[WORK TO BE COMPLETED]
From the first line of the listing below, retype each line up to and including the one with "plt.rcParams['font.family'] = ['Open"; pictures stay out.

[MATERIAL]
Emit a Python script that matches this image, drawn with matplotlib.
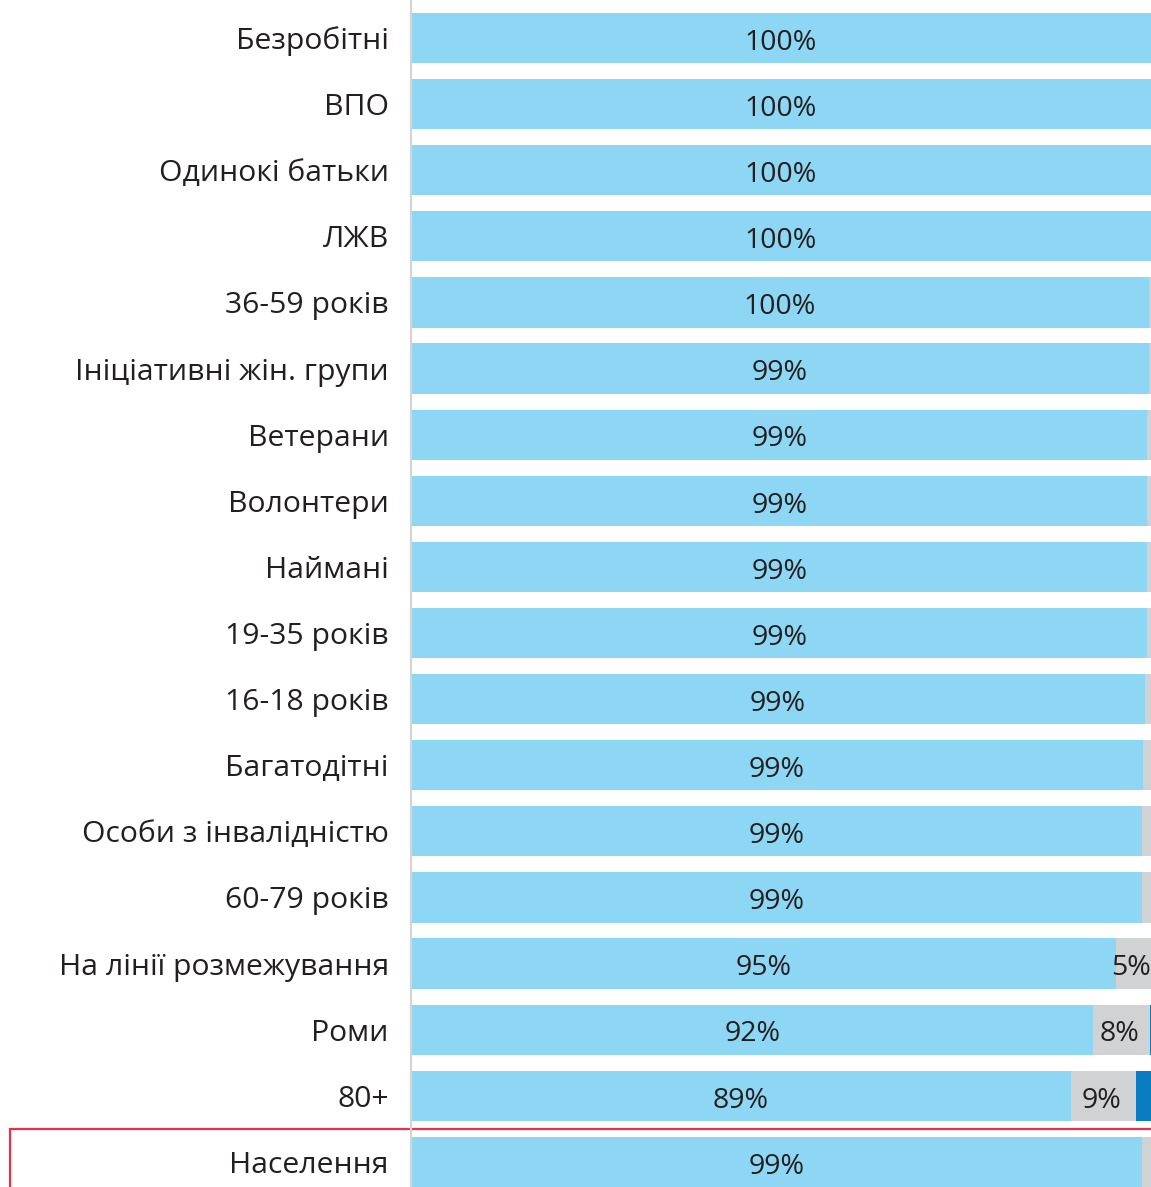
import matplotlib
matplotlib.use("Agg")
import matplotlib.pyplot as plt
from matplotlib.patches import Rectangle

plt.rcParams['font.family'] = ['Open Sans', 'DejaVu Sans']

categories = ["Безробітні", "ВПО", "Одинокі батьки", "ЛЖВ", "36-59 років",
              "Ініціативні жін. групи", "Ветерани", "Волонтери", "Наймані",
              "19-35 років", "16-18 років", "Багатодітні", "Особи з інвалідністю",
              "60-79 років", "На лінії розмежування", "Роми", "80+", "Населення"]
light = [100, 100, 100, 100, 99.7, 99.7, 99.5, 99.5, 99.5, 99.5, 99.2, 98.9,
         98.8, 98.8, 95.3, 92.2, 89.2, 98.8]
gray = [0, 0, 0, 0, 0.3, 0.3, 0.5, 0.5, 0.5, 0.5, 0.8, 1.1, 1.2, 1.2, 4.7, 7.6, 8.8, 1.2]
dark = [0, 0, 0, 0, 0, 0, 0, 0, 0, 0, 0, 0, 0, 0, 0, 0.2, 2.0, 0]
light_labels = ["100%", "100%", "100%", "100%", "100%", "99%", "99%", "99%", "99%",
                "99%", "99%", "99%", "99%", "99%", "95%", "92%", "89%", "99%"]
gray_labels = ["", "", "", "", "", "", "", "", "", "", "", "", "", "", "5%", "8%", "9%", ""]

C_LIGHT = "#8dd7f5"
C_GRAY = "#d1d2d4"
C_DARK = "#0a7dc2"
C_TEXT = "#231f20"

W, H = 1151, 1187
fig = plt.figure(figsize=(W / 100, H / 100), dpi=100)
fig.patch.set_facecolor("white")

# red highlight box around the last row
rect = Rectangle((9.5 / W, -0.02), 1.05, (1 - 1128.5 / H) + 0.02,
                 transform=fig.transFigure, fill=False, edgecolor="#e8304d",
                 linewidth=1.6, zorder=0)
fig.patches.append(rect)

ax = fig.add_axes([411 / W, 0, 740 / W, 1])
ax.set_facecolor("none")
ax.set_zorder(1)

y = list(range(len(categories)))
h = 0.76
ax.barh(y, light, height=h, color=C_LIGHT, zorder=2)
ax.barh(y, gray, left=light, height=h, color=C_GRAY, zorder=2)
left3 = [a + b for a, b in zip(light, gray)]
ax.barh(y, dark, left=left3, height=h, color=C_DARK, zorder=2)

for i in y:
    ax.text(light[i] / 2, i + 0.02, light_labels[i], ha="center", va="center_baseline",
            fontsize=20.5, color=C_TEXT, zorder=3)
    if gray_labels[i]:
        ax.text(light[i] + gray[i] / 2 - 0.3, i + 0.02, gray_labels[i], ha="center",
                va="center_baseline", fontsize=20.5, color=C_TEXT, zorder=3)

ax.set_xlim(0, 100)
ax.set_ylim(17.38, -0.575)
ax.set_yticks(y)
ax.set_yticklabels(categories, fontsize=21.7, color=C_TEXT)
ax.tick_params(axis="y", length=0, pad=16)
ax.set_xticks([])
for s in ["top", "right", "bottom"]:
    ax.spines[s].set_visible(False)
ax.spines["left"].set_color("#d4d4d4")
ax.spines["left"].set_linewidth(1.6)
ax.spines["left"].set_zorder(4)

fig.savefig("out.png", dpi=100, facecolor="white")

[WRITTEN ANSWER]
Emit a Python script that matches this image, drawn with matplotlib.
import matplotlib
matplotlib.use("Agg")
import matplotlib.pyplot as plt
from matplotlib.patches import Rectangle

plt.rcParams['font.family'] = ['Open Sans', 'DejaVu Sans']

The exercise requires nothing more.